Among the entries below, copy only the span from the line containing "What TikZ code" through the line containing "(0,0) rectangle (403,624);". Do so exactly, and skip the pictures.

------ Material to process ------

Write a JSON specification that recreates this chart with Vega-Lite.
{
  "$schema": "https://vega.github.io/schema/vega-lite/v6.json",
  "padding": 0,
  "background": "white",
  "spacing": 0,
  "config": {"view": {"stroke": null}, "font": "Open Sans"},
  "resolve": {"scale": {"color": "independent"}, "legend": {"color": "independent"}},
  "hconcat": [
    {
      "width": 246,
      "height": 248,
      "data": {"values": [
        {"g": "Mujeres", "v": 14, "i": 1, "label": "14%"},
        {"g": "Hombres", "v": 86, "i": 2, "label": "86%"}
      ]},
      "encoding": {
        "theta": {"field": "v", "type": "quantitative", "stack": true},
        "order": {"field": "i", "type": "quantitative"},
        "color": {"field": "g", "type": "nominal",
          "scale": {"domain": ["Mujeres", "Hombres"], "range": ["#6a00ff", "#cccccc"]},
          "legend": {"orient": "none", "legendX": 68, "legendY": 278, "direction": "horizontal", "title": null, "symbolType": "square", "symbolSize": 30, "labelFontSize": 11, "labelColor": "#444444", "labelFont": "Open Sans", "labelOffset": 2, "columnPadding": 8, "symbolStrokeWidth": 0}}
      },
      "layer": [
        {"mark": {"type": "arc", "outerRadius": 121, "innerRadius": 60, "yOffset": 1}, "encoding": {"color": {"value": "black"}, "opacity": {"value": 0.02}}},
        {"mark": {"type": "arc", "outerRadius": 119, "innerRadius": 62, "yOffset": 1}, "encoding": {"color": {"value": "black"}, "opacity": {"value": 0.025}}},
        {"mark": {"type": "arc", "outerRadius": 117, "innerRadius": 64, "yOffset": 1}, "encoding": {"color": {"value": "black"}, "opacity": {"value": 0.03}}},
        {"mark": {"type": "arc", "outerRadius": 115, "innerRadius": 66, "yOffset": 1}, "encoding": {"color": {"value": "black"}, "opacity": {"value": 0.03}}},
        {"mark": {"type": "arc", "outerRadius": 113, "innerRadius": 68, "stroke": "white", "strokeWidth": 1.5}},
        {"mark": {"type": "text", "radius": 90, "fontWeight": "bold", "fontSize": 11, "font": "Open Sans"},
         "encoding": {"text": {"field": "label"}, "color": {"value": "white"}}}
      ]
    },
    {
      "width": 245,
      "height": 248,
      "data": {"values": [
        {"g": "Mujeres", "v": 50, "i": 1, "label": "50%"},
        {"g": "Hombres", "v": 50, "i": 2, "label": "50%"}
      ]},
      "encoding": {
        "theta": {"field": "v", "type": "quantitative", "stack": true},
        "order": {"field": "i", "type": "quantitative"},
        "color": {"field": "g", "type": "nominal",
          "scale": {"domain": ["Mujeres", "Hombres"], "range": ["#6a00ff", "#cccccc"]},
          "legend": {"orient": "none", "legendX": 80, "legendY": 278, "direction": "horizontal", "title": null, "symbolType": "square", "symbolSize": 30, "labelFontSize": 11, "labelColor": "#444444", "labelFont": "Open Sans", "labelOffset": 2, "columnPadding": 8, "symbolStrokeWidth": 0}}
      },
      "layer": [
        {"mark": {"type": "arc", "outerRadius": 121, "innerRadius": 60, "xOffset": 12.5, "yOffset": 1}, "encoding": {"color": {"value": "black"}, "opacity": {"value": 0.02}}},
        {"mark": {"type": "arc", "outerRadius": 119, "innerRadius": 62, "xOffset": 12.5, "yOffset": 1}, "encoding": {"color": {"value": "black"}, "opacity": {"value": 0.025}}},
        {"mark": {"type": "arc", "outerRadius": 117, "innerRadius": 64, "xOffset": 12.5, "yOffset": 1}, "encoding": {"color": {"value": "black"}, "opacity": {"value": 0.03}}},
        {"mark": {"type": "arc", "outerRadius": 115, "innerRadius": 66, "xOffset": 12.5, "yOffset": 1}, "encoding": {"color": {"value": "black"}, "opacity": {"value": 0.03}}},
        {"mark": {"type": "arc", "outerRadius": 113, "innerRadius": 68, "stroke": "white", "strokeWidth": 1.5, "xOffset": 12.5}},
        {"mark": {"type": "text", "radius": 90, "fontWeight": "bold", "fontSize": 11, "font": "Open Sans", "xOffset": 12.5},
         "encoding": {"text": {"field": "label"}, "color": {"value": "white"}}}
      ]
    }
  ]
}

------
------ Material to process ------

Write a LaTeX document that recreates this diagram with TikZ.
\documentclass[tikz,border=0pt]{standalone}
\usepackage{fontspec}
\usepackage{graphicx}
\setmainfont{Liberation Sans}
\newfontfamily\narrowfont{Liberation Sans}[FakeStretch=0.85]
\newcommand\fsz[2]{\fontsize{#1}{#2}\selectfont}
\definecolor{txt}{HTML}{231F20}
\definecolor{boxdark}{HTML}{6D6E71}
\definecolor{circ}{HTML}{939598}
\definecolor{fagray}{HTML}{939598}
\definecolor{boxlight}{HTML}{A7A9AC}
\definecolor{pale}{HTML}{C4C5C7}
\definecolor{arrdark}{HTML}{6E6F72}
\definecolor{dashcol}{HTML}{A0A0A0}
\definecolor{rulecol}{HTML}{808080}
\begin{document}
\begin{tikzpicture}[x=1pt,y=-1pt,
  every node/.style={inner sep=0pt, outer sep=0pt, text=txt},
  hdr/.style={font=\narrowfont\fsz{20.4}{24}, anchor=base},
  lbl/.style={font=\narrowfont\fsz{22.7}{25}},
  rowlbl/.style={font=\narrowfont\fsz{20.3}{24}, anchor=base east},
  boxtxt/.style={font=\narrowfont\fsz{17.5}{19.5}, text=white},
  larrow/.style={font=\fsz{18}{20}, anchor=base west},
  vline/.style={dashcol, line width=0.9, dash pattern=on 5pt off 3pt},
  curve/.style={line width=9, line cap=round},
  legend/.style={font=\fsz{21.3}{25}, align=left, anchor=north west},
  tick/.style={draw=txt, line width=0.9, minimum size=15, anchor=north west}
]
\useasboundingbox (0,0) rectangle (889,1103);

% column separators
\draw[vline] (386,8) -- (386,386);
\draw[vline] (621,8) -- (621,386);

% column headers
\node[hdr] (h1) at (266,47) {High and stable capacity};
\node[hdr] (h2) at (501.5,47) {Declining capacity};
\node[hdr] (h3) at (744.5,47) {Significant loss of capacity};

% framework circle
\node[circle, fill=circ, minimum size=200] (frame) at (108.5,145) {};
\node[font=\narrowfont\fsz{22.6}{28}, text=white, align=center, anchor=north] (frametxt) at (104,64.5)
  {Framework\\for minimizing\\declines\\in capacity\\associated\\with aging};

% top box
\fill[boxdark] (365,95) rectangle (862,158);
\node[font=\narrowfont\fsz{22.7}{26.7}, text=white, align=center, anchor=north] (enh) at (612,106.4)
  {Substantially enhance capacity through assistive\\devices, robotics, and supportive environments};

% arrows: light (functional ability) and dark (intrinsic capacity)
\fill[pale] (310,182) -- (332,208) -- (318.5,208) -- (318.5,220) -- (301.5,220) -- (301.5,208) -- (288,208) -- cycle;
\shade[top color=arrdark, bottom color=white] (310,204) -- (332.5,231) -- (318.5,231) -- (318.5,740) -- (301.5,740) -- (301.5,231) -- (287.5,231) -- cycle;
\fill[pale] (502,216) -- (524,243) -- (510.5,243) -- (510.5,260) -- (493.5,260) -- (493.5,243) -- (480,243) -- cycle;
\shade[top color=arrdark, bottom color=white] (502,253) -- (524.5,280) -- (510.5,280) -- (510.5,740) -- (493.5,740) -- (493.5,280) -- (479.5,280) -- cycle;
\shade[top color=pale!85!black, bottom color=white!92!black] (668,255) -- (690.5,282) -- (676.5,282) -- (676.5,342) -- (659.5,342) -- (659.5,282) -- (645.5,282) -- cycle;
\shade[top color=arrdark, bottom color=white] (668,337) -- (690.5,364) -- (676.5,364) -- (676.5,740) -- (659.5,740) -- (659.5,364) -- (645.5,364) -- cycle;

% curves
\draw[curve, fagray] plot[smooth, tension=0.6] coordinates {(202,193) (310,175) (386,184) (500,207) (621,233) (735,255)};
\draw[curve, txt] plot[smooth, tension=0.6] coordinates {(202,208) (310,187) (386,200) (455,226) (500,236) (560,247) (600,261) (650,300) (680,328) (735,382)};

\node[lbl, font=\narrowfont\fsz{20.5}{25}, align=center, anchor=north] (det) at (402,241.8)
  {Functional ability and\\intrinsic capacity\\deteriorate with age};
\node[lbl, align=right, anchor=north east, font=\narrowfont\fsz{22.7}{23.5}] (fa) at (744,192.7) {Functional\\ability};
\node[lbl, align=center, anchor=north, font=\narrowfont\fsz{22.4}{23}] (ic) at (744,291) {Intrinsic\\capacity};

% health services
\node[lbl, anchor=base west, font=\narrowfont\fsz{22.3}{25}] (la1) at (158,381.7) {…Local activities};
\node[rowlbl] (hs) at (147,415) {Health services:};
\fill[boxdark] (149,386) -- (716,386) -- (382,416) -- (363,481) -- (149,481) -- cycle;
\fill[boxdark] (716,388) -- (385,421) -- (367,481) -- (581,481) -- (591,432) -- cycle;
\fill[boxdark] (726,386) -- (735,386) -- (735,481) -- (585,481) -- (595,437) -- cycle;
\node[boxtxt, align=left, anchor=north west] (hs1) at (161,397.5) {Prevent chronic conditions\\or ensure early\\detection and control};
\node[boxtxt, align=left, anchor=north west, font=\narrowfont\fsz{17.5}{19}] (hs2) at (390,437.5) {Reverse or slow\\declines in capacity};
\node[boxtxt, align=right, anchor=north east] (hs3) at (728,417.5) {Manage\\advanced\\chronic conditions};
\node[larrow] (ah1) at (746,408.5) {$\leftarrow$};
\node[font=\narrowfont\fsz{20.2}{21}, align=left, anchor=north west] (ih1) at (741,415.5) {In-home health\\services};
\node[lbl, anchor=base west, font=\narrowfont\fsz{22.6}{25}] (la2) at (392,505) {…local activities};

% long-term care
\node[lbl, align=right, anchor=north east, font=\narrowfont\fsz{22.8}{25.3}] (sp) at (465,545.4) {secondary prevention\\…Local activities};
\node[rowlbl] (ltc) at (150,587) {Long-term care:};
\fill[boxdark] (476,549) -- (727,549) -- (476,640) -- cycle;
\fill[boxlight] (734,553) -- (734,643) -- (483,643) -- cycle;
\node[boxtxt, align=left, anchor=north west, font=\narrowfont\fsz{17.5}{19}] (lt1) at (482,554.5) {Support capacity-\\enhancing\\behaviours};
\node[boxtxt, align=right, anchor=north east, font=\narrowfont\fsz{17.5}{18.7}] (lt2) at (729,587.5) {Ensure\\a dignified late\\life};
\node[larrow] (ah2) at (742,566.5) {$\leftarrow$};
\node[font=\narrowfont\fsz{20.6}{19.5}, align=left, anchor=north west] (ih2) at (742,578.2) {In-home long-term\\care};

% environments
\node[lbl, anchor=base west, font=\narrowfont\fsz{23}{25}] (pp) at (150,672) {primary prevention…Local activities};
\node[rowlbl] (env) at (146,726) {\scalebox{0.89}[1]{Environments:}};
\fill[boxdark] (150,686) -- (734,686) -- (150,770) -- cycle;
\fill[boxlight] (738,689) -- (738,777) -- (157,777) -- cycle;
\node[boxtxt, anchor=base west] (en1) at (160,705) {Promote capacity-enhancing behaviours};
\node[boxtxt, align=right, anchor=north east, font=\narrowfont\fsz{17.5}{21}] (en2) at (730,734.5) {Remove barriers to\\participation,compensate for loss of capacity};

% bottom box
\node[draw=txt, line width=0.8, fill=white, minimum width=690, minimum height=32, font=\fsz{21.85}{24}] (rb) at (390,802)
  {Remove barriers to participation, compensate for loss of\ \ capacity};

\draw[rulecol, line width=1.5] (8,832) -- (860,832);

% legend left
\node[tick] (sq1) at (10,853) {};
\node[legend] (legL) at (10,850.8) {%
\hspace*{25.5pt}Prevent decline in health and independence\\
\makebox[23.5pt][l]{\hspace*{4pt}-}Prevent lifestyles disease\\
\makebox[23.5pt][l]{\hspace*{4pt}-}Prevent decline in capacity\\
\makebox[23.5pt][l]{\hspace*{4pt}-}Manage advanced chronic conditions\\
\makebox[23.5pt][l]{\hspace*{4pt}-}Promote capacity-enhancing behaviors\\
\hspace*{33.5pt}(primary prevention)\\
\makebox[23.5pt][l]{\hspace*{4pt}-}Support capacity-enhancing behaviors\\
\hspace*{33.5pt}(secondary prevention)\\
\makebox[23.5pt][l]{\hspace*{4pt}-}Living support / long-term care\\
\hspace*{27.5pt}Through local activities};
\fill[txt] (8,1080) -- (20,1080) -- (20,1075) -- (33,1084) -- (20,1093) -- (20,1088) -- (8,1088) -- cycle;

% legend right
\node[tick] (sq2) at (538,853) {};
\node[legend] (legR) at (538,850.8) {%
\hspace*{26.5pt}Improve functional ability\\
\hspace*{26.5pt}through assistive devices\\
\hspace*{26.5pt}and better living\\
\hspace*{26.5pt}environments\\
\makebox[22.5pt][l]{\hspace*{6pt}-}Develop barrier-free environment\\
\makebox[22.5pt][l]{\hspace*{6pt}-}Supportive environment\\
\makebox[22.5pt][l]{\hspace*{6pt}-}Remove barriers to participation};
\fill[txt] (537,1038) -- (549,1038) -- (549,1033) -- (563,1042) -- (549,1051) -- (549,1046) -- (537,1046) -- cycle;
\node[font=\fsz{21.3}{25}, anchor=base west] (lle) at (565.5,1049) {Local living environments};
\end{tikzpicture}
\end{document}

------
------ Material to process ------

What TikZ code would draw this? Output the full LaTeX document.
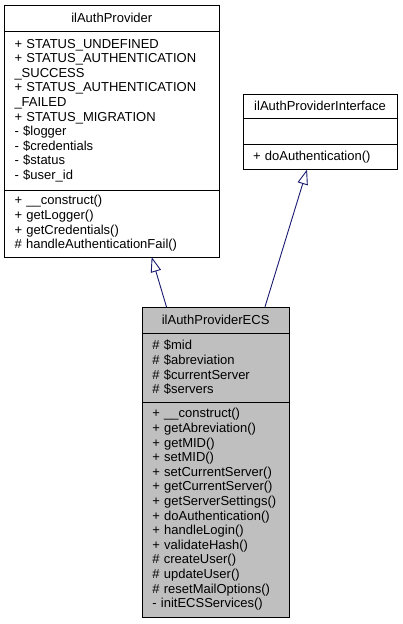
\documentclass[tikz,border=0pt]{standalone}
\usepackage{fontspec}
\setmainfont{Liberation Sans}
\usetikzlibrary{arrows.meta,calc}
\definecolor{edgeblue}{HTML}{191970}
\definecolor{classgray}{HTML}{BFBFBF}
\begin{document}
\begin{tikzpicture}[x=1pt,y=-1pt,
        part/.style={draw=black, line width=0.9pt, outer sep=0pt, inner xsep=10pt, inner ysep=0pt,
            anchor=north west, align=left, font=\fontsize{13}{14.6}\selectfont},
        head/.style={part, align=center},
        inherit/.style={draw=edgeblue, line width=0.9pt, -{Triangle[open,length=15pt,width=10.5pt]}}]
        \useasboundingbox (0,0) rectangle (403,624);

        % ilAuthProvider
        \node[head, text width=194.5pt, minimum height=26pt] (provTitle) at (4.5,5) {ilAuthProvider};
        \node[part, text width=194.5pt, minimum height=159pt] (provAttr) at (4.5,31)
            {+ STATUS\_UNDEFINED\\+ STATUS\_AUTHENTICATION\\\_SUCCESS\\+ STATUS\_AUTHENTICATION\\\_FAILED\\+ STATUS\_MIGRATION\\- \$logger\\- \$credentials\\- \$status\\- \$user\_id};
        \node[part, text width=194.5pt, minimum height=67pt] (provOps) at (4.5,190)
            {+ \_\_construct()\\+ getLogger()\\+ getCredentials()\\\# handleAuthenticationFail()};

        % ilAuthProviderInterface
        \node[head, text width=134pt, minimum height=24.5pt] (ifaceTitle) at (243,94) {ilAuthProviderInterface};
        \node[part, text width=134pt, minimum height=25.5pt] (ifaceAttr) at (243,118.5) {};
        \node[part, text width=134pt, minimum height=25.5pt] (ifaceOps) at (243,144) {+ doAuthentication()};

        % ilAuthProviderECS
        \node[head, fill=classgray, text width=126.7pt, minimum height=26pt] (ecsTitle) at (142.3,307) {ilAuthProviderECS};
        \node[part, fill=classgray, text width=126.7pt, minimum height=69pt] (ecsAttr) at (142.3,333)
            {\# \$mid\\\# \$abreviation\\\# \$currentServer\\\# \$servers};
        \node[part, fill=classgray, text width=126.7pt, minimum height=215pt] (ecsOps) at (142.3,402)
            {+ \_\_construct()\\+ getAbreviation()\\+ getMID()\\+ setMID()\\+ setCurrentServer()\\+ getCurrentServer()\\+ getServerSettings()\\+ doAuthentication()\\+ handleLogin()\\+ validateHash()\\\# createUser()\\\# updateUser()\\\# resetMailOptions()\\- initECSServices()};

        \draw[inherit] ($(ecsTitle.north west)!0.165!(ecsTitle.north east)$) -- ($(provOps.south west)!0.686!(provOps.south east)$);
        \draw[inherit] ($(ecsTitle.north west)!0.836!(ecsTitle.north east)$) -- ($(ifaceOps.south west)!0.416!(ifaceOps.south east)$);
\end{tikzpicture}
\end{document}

------

:: Solved exercise ::
What TikZ code would draw this? Output the full LaTeX document.
\documentclass[tikz,border=0pt]{standalone}
\usepackage{fontspec}
\setmainfont{Liberation Sans}
\usetikzlibrary{arrows.meta,calc}
\definecolor{edgeblue}{HTML}{191970}
\definecolor{classgray}{HTML}{BFBFBF}
\begin{document}
\begin{tikzpicture}[x=1pt,y=-1pt,
        part/.style={draw=black, line width=0.9pt, outer sep=0pt, inner xsep=10pt, inner ysep=0pt,
            anchor=north west, align=left, font=\fontsize{13}{14.6}\selectfont},
        head/.style={part, align=center},
        inherit/.style={draw=edgeblue, line width=0.9pt, -{Triangle[open,length=15pt,width=10.5pt]}}]
        \useasboundingbox (0,0) rectangle (403,624);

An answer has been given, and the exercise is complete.